You should add a big disclaimer to this article to not even think of using this algorithm for actual security. While it's a nice demonstration and fun toy, it's trivial to crack and anyone who actually uses it, especially over the internet, is going to get no protection at all.
I can just see an inexperienced person trying to add security to an IOT app running across this and being overjoyed since it's so much easier to understand than a lot of other examples out there.
yep. This algorithm discloses one "secret" value at a time for anyone listening to the exchange. Equivalent to just sending one value of the array at every transaction. Wait a couple of exchanges, and you have already enough values to be able to respond to a challenge.
The best security algorithms are the one you do not design on your own...
There is an easy way to do programmatically simple "encryption" that's uncrackable: A one-time pad, or OTP.

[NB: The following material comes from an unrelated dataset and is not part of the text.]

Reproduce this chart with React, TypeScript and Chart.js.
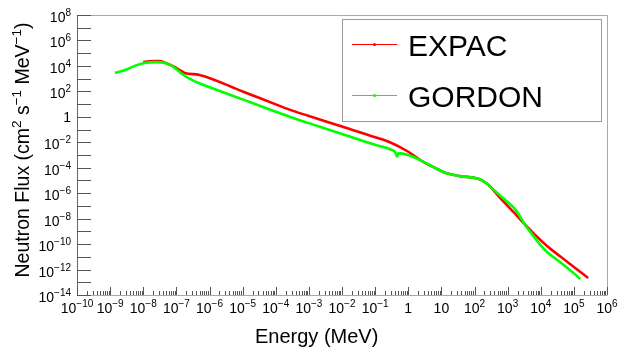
import React, { useEffect, useRef } from "react";
import { Chart, registerables } from "chart.js";

Chart.register(...registerables);

// ---- data (energy in MeV, flux in cm^-2 s^-1 MeV^-1) ----
const expacEnergy = [
  1.0e-8, 1.5e-8, 2.2e-8, 3.2e-8, 5.0e-8, 9.0e-8, 1.4e-7, 1.8e-7, 5.0e-7,
  1.0e-5, 1.0e-4, 2.7e-4, 1.0e-3, 1.0e-2, 0.1, 0.28, 1.0, 2.5, 6.3, 13, 36,
  100, 150, 250, 400, 630, 1000, 1600, 3300, 6300, 1.55e4, 4.0e4, 1.0e5, 2.7e5,
];
const expacFlux = [
  2.0e4, 2.3e4, 2.45e4, 2.4e4, 1.6e4, 8.0e3, 4.0e3, 2.8e3, 1.95e3,
  98, 9.5, 3.5, 1.16, 0.17, 0.025, 0.01, 1.8e-3, 3.5e-4, 1.0e-4, 4.0e-5, 2.2e-5,
  1.6e-5, 1.2e-5, 5.0e-6, 1.4e-6, 3.5e-7, 1.0e-7, 2.8e-8, 3.5e-9, 6.3e-10, 7.0e-11, 1.0e-11, 1.6e-12, 2.2e-13,
];
const gordonEnergy = [
  1.4e-9, 3.0e-9, 6.0e-9, 1.1e-8, 2.6e-8, 4.5e-8, 6.5e-8, 1.0e-7, 1.6e-7,
  3.2e-7, 5.1e-7, 1.0e-5, 1.0e-4, 2.7e-4, 1.0e-3, 1.0e-2, 0.1, 0.28, 0.4,
  0.46, 0.5, 1.0, 2.5, 6.3, 13, 36, 100, 150, 250, 400, 630, 1000, 1600, 2200,
  3300, 5000, 1.0e4, 1.55e4, 4.0e4, 1.0e5, 1.55e5,
];
const gordonFlux = [
  2.75e3, 5.0e3, 1.1e4, 1.7e4, 2.0e4, 1.7e4, 1.2e4, 5.5e3, 2.0e3,
  7.0e2, 4.2e2, 23.5, 2.5, 0.98, 0.32, 0.045, 6.3e-3, 2.8e-3, 1.7e-3,
  7.5e-4, 1.4e-3, 1.0e-3, 3.5e-4, 1.0e-4, 4.0e-5, 2.2e-5, 1.6e-5, 1.2e-5, 5.0e-6, 1.6e-6, 5.6e-7, 2.0e-7, 6.3e-8, 2.0e-8,
  3.5e-9, 8.0e-10, 8.0e-11, 2.4e-11, 3.5e-12, 5.0e-13, 1.8e-13,
];

const seriesNames = ["EXPAC", "GORDON"];
const seriesColors = ["#ff0000", "#00ff00"];
const xTickExponents = [-10, -9, -8, -7, -6, -5, -4, -3, -2, -1, 0, 1, 2, 3, 4, 5, 6];
const yLabelExponents = [8, 6, 4, 2, 0, -2, -4, -6, -8, -10, -12, -14];
const xTitle = "Energy (MeV)";
const yTitleParts: { t: string; sup?: boolean }[] = [
  { t: "Neutron Flux (cm" },
  { t: "2", sup: true },
  { t: " s" },
  { t: "\u22121", sup: true },
  { t: " MeV" },
  { t: "\u22121", sup: true },
  { t: ")" },
];

const FONT = '"Liberation Sans", Arial, Helvetica, sans-serif';

function powerParts(exp: number, useTen: boolean) {
  if (exp === 0) return { base: "1", sup: "" };
  if (exp === 1 && useTen) return { base: "10", sup: "" };
  return { base: "10", sup: exp < 0 ? "\u2212" + -exp : String(exp) };
}

function drawPower(
  ctx: CanvasRenderingContext2D,
  exp: number,
  x: number,
  y: number,
  align: "center" | "right",
  useTen: boolean
) {
  const size = 14;
  const supSize = 10;
  const raise = 6;
  const { base, sup } = powerParts(exp, useTen);
  ctx.font = `${size}px ${FONT}`;
  const bw = ctx.measureText(base).width;
  ctx.font = `${supSize}px ${FONT}`;
  const sw = sup ? ctx.measureText(sup).width : 0;
  const total = bw + sw;
  const x0 = align === "center" ? x - total / 2 : x - total;
  ctx.textAlign = "left";
  ctx.textBaseline = "alphabetic";
  ctx.font = `${size}px ${FONT}`;
  ctx.fillText(base, x0, y);
  if (sup) {
    ctx.font = `${supSize}px ${FONT}`;
    ctx.fillText(sup, x0 + bw, y - raise);
  }
}

const rootPlugin = {
  id: "rootStyle",
  beforeDatasetsDraw(chart: any) {
    const ctx: CanvasRenderingContext2D = chart.ctx;
    const xs = chart.scales.x;
    const ys = chart.scales.y;
    const { left, right, top, bottom } = chart.chartArea;
    ctx.save();
    // frame
    ctx.strokeStyle = "#a8a8a8";
    ctx.lineWidth = 1;
    ctx.beginPath();
    ctx.moveTo(left, top + 0.5);
    ctx.lineTo(right + 0.5, top + 0.5);
    ctx.lineTo(right + 0.5, bottom);
    ctx.stroke();
    ctx.beginPath();
    ctx.moveTo(left, bottom + 0.5);
    ctx.lineTo(right + 0.5, bottom + 0.5);
    ctx.stroke();
    ctx.strokeStyle = "#666";
    ctx.beginPath();
    ctx.moveTo(left + 0.5, top);
    ctx.lineTo(left + 0.5, bottom + 0.5);
    ctx.stroke();

    // x ticks
    ctx.strokeStyle = "#555";
    ctx.beginPath();
    for (const n of xTickExponents) {
      const px = Math.round(xs.getPixelForValue(Math.pow(10, n))) + 0.5;
      ctx.moveTo(px, bottom);
      ctx.lineTo(px, bottom - 8);
      if (n < 6) {
        for (let k = 2; k <= 9; k++) {
          const mx = Math.round(xs.getPixelForValue(k * Math.pow(10, n))) + 0.5;
          ctx.moveTo(mx, bottom);
          ctx.lineTo(mx, bottom - 4);
        }
      }
    }
    ctx.stroke();
    // y ticks
    ctx.beginPath();
    for (let n = -14; n <= 8; n++) {
      const py = Math.round(ys.getPixelForValue(Math.pow(10, n))) + 0.5;
      ctx.moveTo(left, py);
      ctx.lineTo(left + 14, py);
    }
    ctx.stroke();

    // tick labels
    ctx.fillStyle = "#000";
    for (const n of xTickExponents) {
      const px = xs.getPixelForValue(Math.pow(10, n));
      drawPower(ctx, n, px, 313, "center", true);
    }
    for (const n of yLabelExponents) {
      const py = ys.getPixelForValue(Math.pow(10, n));
      drawPower(ctx, n, 71, py + (n === 0 ? 5.5 : 7), "right", false);
    }

    // x title
    ctx.font = `20px ${FONT}`;
    ctx.textAlign = "left";
    ctx.fillText(xTitle, 255, 343);

    // y title (rotated)
    const mainSize = 19.5;
    const supSize = 13.5;
    let w = 0;
    for (const p of yTitleParts) {
      ctx.font = `${p.sup ? supSize : mainSize}px ${FONT}`;
      w += ctx.measureText(p.t).width;
    }
    ctx.save();
    ctx.translate(28.5, 150);
    ctx.rotate(-Math.PI / 2);
    let cx = -w / 2;
    for (const p of yTitleParts) {
      ctx.font = `${p.sup ? supSize : mainSize}px ${FONT}`;
      ctx.fillText(p.t, cx, p.sup ? -8 : 0);
      cx += ctx.measureText(p.t).width;
    }
    ctx.restore();
    ctx.restore();
  },
  afterDatasetsDraw(chart: any) {
    const ctx: CanvasRenderingContext2D = chart.ctx;
    ctx.save();
    ctx.fillStyle = "#fff";
    ctx.fillRect(342, 19, 259, 102);
    ctx.strokeStyle = "#999";
    ctx.lineWidth = 1;
    ctx.strokeRect(342.5, 19.5, 259, 102);
    const rows = [44, 95];
    seriesNames.forEach((name, i) => {
      const y = rows[i];
      ctx.strokeStyle = seriesColors[i];
      ctx.lineWidth = 1.2;
      ctx.beginPath();
      ctx.moveTo(352, y + 0.5);
      ctx.lineTo(397, y + 0.5);
      ctx.stroke();
      ctx.fillStyle = seriesColors[i];
      ctx.beginPath();
      ctx.arc(374.5, y + 0.5, 1.6, 0, Math.PI * 2);
      ctx.fill();
      ctx.fillStyle = "#000";
      ctx.font = `30px ${FONT}`;
      ctx.textAlign = "left";
      ctx.textBaseline = "alphabetic";
      ctx.fillText(name, 408, y + 11.5);
    });
    ctx.restore();
  },
};

export default function App() {
  const canvasRef = useRef<HTMLCanvasElement | null>(null);
  useEffect(() => {
    const canvas = canvasRef.current;
    if (!canvas) return;
    const mk = (xs: number[], ys: number[]) => xs.map((x, i) => ({ x, y: ys[i] }));
    const chart = new Chart(canvas, {
      type: "line",
      data: {
        datasets: [
          {
            label: seriesNames[0],
            data: mk(expacEnergy, expacFlux),
            borderColor: seriesColors[0],
            backgroundColor: seriesColors[0],
            borderWidth: 2.6,
            pointRadius: 0,
            fill: false,
            cubicInterpolationMode: "monotone",
            order: 1,
          },
          {
            label: seriesNames[1],
            data: mk(gordonEnergy, gordonFlux),
            borderColor: seriesColors[1],
            backgroundColor: seriesColors[1],
            borderWidth: 2.6,
            pointRadius: 0,
            fill: false,
            cubicInterpolationMode: "monotone",
            order: 0,
          },
        ],
      },
      options: {
        responsive: false,
        animation: false,
        devicePixelRatio: 1,
        parsing: true,
        layout: { padding: { left: 77, top: 15, right: 11, bottom: 56 } },
        plugins: { legend: { display: false }, tooltip: { enabled: false } },
        scales: {
          x: { type: "logarithmic", min: 1e-10, max: 1e6, display: false },
          y: { type: "logarithmic", min: 1e-14, max: 1e8, display: false },
        },
      },
      plugins: [rootPlugin],
    } as any);
    return () => chart.destroy();
  }, []);
  return (
    <div style={{ position: "fixed", left: 0, top: 0, width: 618, height: 351, background: "#fff" }}>
      <canvas ref={canvasRef} width={618} height={351} />
    </div>
  );
}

Basic gist: Have a single-use random string that's the same length as (or longer than) the message you wish to send. Take your original message, add the OTP to it (per-character), and then MOD 26 the result (again, per-character. The Wiki page has a great example section for this.)
Only downside is that the security of a OTP comes from the secret never crossing an insecure channel. You could preload the entirety of spare flash with a massive (or several smaller) pads, then mark in EEPROM when they get used. (The base station would similarly keep track of this.)
Once all the pads are used up you'd have to re-compile (with new pads) and flash your transmitter again. Bonus points for just using a "small" (~8 GB) SD card instead and filling it with pads. Even if you did use them all it's just a matter of swapping in a freshly filled card.
Cool! if you have any sample code, I'd love to tinker with it!